Reading a review of Philip Roth’s Nemesis by J.M. Coetzee in the October 28, 2010, The New York Review of Books, I came across a paragraph, and a piece of good advice, that we can benefit from as writers. Coetzee is writing about Roth’s way of providing “how-to’s” in his novels.

“Among the subsidiary pleasures Roth provides,” Coetzee writes, “are the expert little how-to essays embedded in the novels: how to make a good glove, how to dress a butcher’s display window.” In his novel, Everyman, for example, Roth has a “modest but beautifully composed little ten-page episode of how to dig a grave.”

In other words, the reader comes away from a book by Roth not only being impressed by the story, his language, but also with new knowledge. It is perhaps an old prose trick, but it works. Give the reader something new to chew on. Telling a story, but tell it wisely, and with new information.
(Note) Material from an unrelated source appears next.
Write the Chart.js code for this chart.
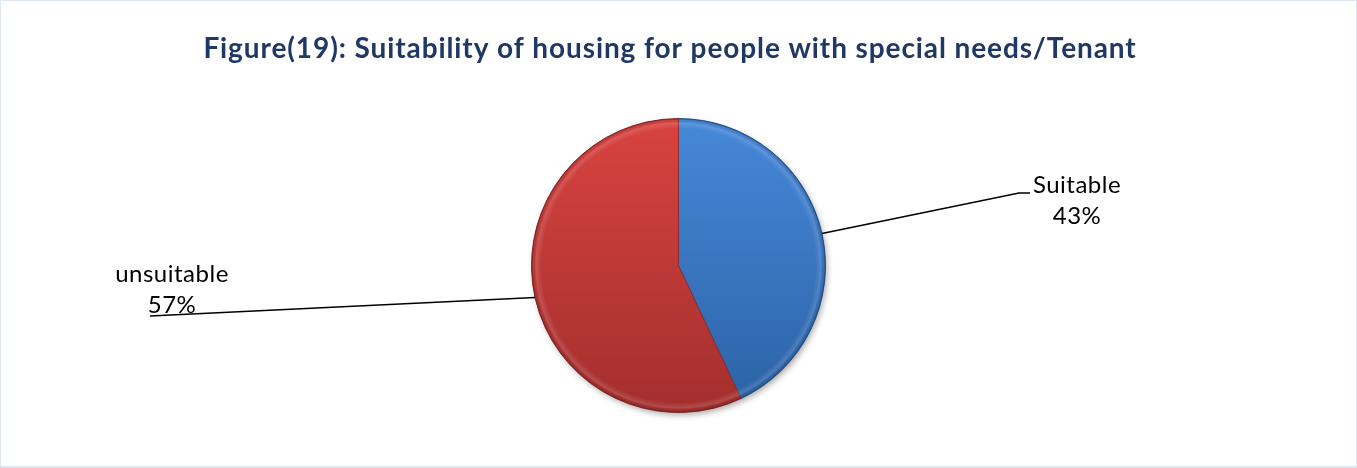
<!DOCTYPE html>
<html>
<head>
<meta charset="utf-8">
<title>Figure(19)</title>
<script src="https://cdn.jsdelivr.net/npm/chart.js@4.4.1/dist/chart.umd.min.js"></script>
<style>
  html, body { margin: 0; padding: 0; background: #fff; }
  #wrap { width: 1357px; height: 468px; }
</style>
</head>
<body>
<div id="wrap"><canvas id="pieChart" width="1357" height="468"></canvas></div>
<script>
const titleText = 'Figure(19): Suitability of housing for people with special needs/Tenant';
const categories = ['Suitable', 'unsuitable'];
const shares = [43, 57];
const percentLabels = ['43%', '57%'];

// gradient stops per slice (top -> bottom) and edge colour
const sliceTop = ['#4788d9', '#d84340'];
const sliceBottom = ['#2c62a5', '#a32f2e'];
const sliceEdge = ['#2a5a94', '#8c2c2a'];

// label text centre / first baseline and the bend + end of each leader line
const labelSpots = [
  { x: 1077, y: 193, path: [[1019, 193], [1030, 193]] },
  { x: 172, y: 282, path: [[150, 316]] }
];

function pieBox(chart) {
  const a = chart.chartArea;
  return { x: (a.left + a.right) / 2, y: (a.top + a.bottom) / 2, r: Math.min(a.width, a.height) / 2 };
}

function sliceFill(ctx) {
  const chart = ctx.chart;
  if (!chart.chartArea) return sliceTop[ctx.dataIndex];
  const p = pieBox(chart);
  const g = chart.ctx.createLinearGradient(0, p.y - p.r, 0, p.y + p.r);
  g.addColorStop(0, sliceTop[ctx.dataIndex]);
  g.addColorStop(1, sliceBottom[ctx.dataIndex]);
  return g;
}

// white page with thin frame, soft shadow under the pie
const backdrop = {
  id: 'backdrop',
  beforeDraw(chart) {
    const c = chart.ctx;
    c.save();
    c.fillStyle = '#fff';
    c.fillRect(0, 0, chart.width, chart.height);
    c.strokeStyle = '#dde5f0';
    c.lineWidth = 2;
    c.strokeRect(0, 0, chart.width, chart.height - 1);
    c.restore();
  },
  beforeDatasetsDraw(chart) {
    const p = pieBox(chart);
    const c = chart.ctx;
    c.save();
    c.shadowColor = 'rgba(0,0,0,0.35)';
    c.shadowBlur = 6;
    c.shadowOffsetX = 2;
    c.shadowOffsetY = 3;
    c.fillStyle = '#8a3a3a';
    c.beginPath();
    c.arc(p.x, p.y, p.r - 1, 0, Math.PI * 2);
    c.fill();
    c.restore();
  }
};

// bevelled rim on each slice
const bevel = {
  id: 'bevel',
  afterDatasetsDraw(chart) {
    const c = chart.ctx;
    chart.getDatasetMeta(0).data.forEach(arc => {
      const r = arc.outerRadius;
      const rim = c.createRadialGradient(arc.x, arc.y, r - 10, arc.x, arc.y, r);
      rim.addColorStop(0, 'rgba(255,255,255,0)');
      rim.addColorStop(0.55, 'rgba(255,255,255,0.14)');
      rim.addColorStop(0.8, 'rgba(0,0,0,0.03)');
      rim.addColorStop(1, 'rgba(0,0,0,0.3)');
      c.save();
      c.beginPath();
      c.moveTo(arc.x, arc.y);
      c.arc(arc.x, arc.y, r, arc.startAngle, arc.endAngle);
      c.closePath();
      c.fillStyle = rim;
      c.fill();
      c.restore();
    });
  }
};

// title, leader lines and category labels
const annotate = {
  id: 'annotate',
  afterDraw(chart) {
    const c = chart.ctx;
    c.save();
    c.fillStyle = '#1f3864';
    c.font = 'bold 28px Lato, "Open Sans", sans-serif';
    c.letterSpacing = '0.9px';
    c.textAlign = 'center';
    c.textBaseline = 'alphabetic';
    c.fillText(titleText, 670, 58);

    c.letterSpacing = '0.5px';
    chart.getDatasetMeta(0).data.forEach((arc, i) => {
      const mid = (arc.startAngle + arc.endAngle) / 2;
      const spot = labelSpots[i];
      c.strokeStyle = '#000';
      c.lineWidth = 1.5;
      c.beginPath();
      c.moveTo(arc.x + Math.cos(mid) * arc.outerRadius, arc.y + Math.sin(mid) * arc.outerRadius);
      spot.path.forEach(pt => c.lineTo(pt[0], pt[1]));
      c.stroke();

      c.fillStyle = '#000';
      c.font = '24px Lato, "Open Sans", sans-serif';
      c.fillText(categories[i], spot.x, spot.y);
      c.fillText(percentLabels[i], spot.x, spot.y + 31);
    });
    c.restore();
  }
};

new Chart(document.getElementById('pieChart'), {
  type: 'pie',
  data: {
    labels: categories,
    datasets: [{
      data: shares,
      backgroundColor: sliceFill,
      borderColor: sliceEdge,
      borderWidth: 1
    }]
  },
  options: {
    responsive: false,
    devicePixelRatio: 1,
    animation: false,
    events: [],
    layout: { padding: { top: 118, bottom: 55, left: 0, right: 0 } },
    plugins: { legend: { display: false }, tooltip: { enabled: false }, title: { display: false } }
  },
  plugins: [backdrop, bevel, annotate]
});
</script>
</body>
</html>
Those of us writing about the Third World have wide landscapes to describe, from village life to exotic behavior (at least to most Americans) of what we saw overseas. There is a small scene in one of my novel where, in Africa, a man is carrying his testicles around in a wheel barrel. Suffering from elephantiasis, it is the only way the Ethiopian could walk. I spotted this man from a train window of the old Littorina, the train that ran daily down from Addis Ababa to Dire Dawa. We were passing through Awash Station on the floor of the Rift Valley when I saw him beside the narrow gauge track. I used this one glimpse of an African reality, almost as a throwaway line, then explained how and why of his condition. More than one reader has come up to me since with the question: “What that all true?”

So, as RPCV writers we have a lot of knowledge and information to use. The secret is to use it wisely. Don’t burden the reader with tons of information. Remember, a little knowledge (or information) goes a long way.

What we need to do, especially those of us publishing POD books is to make sure our novels, memories, etc., are not only line-edited and copy-edited, but also are precise in detail. Don’t be happy with first drafts, with language easily composed, with ‘getting it all out of you and on the page” fast and furiously.

Here’s a small trick. Do what most women do before going out for the evening. They’ll pause at the hallway mirror and take one last look, and then remove one accessory. Less is more.  All dressed up, they don’t want to, so to speak, say too much.

Do the same with your page of prose. Stop and re-read it when you are done, and then take something off the page, a simile, an attention-drawing adverb, a paragraph of descriptive.

Always remember, a good tale is all in the telling.